Consistent throughout Graham’s career was a deep-seated fear of the destructive power of sex. We must consider this legacy when assessing his efforts to maintain his moral standing. In 1948 Graham and his newly-formed ministry established four rules of conduct intended to protect themselves from the appearance of various forms of sexual, financial, and leadership misconduct. What has now come to be known as the Billy Graham Rule resurfaced in the wake of the 2016 election. Vice President Mike Pence, like Graham before him, refuses to be alone with a woman. Graham and his leadership team articulated four moral priorities, most notably the idea that a man and woman in a room, alone, together was a staging ground for sexual misconduct.

Indeed, contemporary revelations of other great men’s propensity for sexual violence, including Harvey Weinstein, Garrison Keillor, and Louis C.K. affirm just this. And in comparison with other famous evangelists felled by financial and sexual indiscretions, Graham has always retained a squeaky clean reputation. This leaves contemporary observers wondering if the Billy Graham Rule is quite possibly an ally in the fight against sexual violence and misconduct. After all, #MeToo is, in part, a call to reckon with the problems of male sexual entitlement which compounds the problem of gender inequality in the workplace. Throw some Jesus on that and you have something that looks remarkably like the Billy Graham Rule.

But if we examine the Billy Graham Rule in light of his fear-based rhetoric around sex, we discover a principle that exacerbates rather than alleviates the problem of male sexual indiscretion. Graham’s Rule was in service to his own reputation, one thinly veiled by a condescending veneer of chivalry. It posits that women and sex are threats to powerful men’s reputations. In such a circumstance, the best solution is sex-based segregation. But what Graham, Pence, and their ilk fail to understand is that neither women nor sexual desire are the problem; the problem is the abuse of male power. This is why women fear confronting powerful men, or simply men who have power over them. It’s easier to claim that sexual desire is inherently dangerous than to hold powerful men accountable.
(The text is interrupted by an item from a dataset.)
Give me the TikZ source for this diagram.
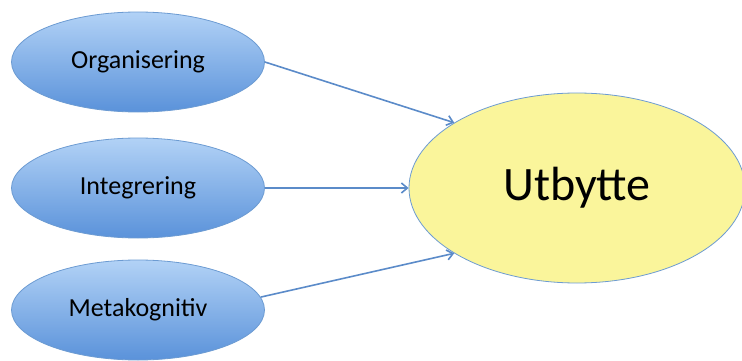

When we celebrate a great man like Billy Graham upon his passing, it’s considered at best dishonorable to discuss his failures and flaws. We want to reaffirm his greatness as a man, as a Christian, as an American. But the reckoning of the #MeToo moment is one that is calling us to a moral clarity around powerful, great men. Even the men whom we celebrate because of their squeaky clean reputation cannot be protected from the truth. The cultural insistence on male dominance, power, and victory, so infused in Graham’s religious teachings and our national ethos, has never made us safer, only more inclined to relinquish our power to the already powerful.